Его кружение в водовороте войн, революций продолжалось. С Фаруком Низаром их сочетала тайная связь, создающая из людей неразрывные пары. Художник и модель. Врач и пациент. Жертва и палач. С Фаруком Низаром они сложились в такую пару, меняясь в ней местами.
– Я вам благодарен за встречу. Вы оказали мне неоценимую услугу, – сказал Торобов.
– Завтра на площади Тахрир состоится митинг студентов. Они требуют стипендий, протестуют против дороговизны. В их требованиях нет политики, но за ними стоят «братья». Мы не сломлены, продолжаем борьбу. Революция победит. Приходите на площадь, вам будет интересно.
– Непременно приду.
Он не заметил, как черный нос баржи разрезал отражение. Только увидел, как за кормой винты взбивают кипящее золото. Ресторан качнуло, и голова сладко поплыла.
Он вернулся в отель поздно ночью. Лег на огромную двуспальную кровать, которая утопила его в своей глубине.
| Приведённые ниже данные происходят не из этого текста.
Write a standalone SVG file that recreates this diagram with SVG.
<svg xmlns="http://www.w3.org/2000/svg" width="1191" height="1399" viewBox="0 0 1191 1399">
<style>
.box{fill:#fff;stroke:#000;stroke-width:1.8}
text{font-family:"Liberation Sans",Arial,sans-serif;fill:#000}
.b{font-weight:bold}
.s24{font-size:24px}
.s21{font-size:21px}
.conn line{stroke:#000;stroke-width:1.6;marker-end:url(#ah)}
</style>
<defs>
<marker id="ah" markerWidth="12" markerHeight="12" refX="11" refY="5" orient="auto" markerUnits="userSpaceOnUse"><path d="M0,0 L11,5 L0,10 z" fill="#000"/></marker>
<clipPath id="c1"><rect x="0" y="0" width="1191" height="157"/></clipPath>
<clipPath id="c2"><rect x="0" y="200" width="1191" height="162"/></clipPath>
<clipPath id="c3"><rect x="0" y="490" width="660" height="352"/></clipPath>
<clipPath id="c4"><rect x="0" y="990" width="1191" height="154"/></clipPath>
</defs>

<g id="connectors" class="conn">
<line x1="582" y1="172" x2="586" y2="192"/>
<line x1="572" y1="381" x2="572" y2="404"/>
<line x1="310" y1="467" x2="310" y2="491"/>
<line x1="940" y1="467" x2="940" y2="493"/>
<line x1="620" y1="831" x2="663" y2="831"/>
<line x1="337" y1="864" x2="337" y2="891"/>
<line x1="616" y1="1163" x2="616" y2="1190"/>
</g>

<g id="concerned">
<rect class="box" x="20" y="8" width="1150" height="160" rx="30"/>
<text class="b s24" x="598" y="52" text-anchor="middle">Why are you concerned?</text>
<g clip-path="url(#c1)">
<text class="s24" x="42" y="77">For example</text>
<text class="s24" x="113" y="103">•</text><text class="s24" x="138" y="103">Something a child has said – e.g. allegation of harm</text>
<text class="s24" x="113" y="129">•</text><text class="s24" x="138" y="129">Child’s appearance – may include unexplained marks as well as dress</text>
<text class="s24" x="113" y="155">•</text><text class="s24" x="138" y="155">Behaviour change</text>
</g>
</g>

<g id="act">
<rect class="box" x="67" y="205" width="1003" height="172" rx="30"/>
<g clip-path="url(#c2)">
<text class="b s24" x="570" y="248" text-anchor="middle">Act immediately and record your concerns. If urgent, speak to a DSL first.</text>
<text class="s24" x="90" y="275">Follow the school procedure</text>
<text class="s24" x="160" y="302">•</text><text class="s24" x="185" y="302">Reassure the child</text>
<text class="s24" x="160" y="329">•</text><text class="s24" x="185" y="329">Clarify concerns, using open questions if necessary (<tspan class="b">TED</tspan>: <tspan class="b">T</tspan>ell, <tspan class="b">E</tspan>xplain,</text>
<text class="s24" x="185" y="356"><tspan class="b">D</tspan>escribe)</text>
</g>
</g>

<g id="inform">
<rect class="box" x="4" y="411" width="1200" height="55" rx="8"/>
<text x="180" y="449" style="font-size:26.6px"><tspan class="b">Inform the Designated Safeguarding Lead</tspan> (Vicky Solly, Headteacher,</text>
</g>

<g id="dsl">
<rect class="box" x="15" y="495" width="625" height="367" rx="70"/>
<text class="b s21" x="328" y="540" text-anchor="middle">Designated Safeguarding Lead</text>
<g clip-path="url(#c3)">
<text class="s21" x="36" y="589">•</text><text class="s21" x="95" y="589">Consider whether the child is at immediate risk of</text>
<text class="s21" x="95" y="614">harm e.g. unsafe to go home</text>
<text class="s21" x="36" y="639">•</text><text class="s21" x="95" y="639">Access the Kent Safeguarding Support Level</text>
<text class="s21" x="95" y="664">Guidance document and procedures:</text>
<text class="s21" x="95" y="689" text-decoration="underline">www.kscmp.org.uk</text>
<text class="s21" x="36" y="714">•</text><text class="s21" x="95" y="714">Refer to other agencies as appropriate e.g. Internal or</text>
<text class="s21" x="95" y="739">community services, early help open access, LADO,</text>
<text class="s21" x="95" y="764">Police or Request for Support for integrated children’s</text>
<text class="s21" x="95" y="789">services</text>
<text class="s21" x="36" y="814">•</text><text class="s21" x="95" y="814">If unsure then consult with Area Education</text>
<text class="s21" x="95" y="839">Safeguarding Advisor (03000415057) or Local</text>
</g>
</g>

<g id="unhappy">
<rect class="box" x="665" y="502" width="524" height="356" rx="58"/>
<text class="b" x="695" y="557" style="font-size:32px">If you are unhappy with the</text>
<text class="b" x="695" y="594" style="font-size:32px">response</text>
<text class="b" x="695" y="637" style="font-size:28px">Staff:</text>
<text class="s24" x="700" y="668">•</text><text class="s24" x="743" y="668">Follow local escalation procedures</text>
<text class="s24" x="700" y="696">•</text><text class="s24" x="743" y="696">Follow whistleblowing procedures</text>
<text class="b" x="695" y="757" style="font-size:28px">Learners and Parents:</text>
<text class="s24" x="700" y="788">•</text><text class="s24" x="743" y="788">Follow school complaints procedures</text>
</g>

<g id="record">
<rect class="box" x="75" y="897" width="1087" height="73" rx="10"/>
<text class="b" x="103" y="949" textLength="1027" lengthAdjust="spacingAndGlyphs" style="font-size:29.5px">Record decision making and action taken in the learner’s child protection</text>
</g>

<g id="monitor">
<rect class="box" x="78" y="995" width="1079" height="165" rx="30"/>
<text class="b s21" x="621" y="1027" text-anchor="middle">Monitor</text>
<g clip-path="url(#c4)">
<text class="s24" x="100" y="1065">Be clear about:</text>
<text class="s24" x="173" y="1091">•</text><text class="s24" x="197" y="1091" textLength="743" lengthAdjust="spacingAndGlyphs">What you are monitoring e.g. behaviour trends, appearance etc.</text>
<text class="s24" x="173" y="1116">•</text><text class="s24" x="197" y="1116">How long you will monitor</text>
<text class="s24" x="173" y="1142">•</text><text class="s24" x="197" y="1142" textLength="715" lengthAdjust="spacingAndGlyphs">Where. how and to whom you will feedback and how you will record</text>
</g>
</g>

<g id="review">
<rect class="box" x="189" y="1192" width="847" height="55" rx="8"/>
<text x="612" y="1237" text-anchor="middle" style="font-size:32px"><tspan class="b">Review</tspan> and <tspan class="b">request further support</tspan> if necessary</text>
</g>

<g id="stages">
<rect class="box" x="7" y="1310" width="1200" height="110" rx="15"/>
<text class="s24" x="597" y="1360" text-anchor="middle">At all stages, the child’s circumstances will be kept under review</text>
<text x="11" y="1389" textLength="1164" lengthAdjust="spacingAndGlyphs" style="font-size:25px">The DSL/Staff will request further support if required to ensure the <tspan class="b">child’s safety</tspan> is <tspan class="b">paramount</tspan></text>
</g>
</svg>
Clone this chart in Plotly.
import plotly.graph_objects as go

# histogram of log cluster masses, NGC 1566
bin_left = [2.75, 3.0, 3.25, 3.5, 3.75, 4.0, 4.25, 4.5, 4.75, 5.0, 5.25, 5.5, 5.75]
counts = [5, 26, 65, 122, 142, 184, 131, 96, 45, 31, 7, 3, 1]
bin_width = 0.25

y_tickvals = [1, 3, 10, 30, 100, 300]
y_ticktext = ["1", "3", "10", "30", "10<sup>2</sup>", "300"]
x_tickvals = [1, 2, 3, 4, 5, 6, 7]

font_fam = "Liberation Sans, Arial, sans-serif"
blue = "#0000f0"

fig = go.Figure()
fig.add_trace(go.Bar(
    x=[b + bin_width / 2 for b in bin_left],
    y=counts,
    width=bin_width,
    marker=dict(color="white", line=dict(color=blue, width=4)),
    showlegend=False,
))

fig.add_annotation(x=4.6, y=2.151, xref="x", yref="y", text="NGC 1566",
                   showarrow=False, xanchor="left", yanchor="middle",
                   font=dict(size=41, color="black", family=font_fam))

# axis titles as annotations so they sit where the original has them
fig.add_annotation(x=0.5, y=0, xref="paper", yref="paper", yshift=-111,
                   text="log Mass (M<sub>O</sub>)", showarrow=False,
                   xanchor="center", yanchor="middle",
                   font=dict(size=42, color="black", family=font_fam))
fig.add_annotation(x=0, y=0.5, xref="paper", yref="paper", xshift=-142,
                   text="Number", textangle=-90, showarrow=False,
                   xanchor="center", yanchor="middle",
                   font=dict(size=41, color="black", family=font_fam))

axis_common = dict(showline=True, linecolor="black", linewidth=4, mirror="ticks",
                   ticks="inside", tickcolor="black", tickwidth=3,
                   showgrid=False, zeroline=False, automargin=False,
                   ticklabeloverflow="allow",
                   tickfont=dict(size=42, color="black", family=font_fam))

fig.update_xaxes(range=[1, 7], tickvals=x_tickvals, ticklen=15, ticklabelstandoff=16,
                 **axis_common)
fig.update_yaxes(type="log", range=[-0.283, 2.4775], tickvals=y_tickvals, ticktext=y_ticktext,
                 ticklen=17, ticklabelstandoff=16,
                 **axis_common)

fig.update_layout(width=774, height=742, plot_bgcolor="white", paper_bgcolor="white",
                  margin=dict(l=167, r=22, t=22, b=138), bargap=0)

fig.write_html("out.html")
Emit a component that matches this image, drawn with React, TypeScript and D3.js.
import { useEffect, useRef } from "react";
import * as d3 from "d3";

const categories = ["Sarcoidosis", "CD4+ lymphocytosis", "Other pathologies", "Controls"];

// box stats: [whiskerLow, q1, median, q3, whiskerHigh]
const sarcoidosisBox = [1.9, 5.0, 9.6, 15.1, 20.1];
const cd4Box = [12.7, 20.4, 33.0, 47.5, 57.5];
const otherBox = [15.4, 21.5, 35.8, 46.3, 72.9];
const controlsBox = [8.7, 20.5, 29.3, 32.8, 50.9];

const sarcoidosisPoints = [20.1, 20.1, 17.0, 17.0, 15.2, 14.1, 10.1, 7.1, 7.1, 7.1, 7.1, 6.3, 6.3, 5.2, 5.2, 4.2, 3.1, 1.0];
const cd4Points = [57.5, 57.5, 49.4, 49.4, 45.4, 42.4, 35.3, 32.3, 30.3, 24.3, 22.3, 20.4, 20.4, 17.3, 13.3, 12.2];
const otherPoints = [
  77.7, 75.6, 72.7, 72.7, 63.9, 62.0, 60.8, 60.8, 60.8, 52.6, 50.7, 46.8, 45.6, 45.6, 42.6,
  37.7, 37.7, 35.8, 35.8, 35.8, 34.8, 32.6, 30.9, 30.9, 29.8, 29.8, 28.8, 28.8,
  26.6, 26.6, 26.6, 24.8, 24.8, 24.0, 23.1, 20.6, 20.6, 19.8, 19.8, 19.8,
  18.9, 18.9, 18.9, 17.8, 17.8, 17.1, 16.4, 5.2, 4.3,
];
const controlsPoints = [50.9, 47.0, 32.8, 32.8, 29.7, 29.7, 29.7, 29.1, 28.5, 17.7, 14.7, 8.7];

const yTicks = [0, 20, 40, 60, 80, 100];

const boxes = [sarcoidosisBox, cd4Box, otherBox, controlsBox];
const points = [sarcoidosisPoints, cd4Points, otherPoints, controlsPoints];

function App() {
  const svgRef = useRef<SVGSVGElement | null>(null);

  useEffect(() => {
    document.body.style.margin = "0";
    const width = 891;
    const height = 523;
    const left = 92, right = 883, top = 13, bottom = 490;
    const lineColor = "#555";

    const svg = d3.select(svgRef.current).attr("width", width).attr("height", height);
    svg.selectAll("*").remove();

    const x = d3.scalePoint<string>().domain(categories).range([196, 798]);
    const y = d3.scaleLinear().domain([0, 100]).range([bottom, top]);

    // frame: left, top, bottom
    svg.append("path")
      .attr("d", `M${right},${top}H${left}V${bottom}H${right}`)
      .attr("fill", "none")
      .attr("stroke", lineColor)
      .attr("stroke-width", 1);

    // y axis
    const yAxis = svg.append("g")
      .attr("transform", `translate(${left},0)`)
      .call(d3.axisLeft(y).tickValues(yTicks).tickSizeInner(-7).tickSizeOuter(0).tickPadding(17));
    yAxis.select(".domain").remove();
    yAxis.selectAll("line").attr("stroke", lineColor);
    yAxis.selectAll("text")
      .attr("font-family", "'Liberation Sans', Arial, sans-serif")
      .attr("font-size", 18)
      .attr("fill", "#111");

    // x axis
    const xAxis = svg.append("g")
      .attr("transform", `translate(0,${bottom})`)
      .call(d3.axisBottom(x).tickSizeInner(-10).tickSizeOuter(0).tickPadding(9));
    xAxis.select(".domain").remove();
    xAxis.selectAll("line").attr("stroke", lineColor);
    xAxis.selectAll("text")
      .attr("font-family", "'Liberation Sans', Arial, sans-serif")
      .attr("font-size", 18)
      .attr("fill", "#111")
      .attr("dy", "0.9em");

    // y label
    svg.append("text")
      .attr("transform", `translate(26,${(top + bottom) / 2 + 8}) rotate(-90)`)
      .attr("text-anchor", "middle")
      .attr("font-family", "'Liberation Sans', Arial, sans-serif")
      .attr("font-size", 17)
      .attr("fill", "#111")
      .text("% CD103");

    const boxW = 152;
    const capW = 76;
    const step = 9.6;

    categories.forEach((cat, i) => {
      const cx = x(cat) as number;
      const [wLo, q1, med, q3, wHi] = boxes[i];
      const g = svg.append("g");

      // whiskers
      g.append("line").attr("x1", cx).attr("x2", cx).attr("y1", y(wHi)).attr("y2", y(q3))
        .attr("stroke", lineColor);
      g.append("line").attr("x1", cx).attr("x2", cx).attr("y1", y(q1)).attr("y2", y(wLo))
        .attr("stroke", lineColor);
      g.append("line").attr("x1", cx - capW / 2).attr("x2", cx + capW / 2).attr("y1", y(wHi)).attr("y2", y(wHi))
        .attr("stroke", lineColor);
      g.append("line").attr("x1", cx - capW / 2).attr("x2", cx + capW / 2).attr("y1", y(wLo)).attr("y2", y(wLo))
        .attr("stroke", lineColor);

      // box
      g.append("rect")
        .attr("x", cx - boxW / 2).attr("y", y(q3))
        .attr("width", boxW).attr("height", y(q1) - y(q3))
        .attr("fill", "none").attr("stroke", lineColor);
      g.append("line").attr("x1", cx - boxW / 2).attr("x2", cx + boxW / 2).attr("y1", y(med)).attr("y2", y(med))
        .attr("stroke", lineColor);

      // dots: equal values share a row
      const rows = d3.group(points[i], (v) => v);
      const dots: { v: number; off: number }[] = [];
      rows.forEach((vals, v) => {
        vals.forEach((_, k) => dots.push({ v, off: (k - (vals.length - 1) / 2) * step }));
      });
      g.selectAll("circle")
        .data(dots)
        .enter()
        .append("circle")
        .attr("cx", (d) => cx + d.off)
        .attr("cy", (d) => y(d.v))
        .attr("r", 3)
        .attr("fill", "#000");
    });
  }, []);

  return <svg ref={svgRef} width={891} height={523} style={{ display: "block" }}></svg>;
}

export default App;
На тумбочке лежал Коран в кожаном переплете с лазурной арабеской. Торобов взял книгу. Не раскрывая, положил на грудь, чувствуя ее тяжесть. Не страниц, не плотной бумаги, украшенной изысканными орнаментами и волшебной арабской вязью, похожей на электронную волну с молниеносными всплесками. Тяжесть была не материальной. Была тяжестью имен, которыми были наречены все сущие во вселенной явления.
В этой книге, как в чудесном ларце, таились зори, звезды и луны. Весенние цветы и бури пустыни. Львы, и орлы, и крохотные твари с прозрачными тельцами и крыльями. В этой книге сберегались царства, дворцы и храмы, земные дороги и морские пути. В ней жили правители и богословы, хулители и святотатцы. В ней было начало мира, восхитительного, как молодая заря, и его конец, ужасный, как черный труп. И если открыть ларец, из него бесконечным потоком польется божественная речь, перетекая из невидимого в видимый мир.
Торобов держал на груди Коран, и ему казалось, что сердце сквозь кожаный переплет читает восхитительные вероучения и грозные предостережения. И это чтение сердцем наполняло его благоговением.
Он прочел наизусть несколько аятов и услышал благоухание, словно в номер внесли и поставили в вазу букет цветов. Он продолжал читать и услышал музыку, которая была прекраснее всех симфоний и опер. В ней был звук упавшего с дерева яблока, песнопение пролетевшей по небу звезды и ночной женский шепот.
Он лежал, закрыв глаза, и видел лазурь. Из лазури раздался голос, громогласный, как камнепад, и нежный, как шелест лепестков. Этот голос вопрошал: «Кто ты?» И тут же отвечал: «Это ты!»
Торобов чувствовал к Тому, Кто вопрошал, обожание и любовь. Сон, который внезапно его одолел, был сном о милой бабушке, что держала его детскую руку и вела по Тихвинскому переулку среди сверкающих весенних ручьев.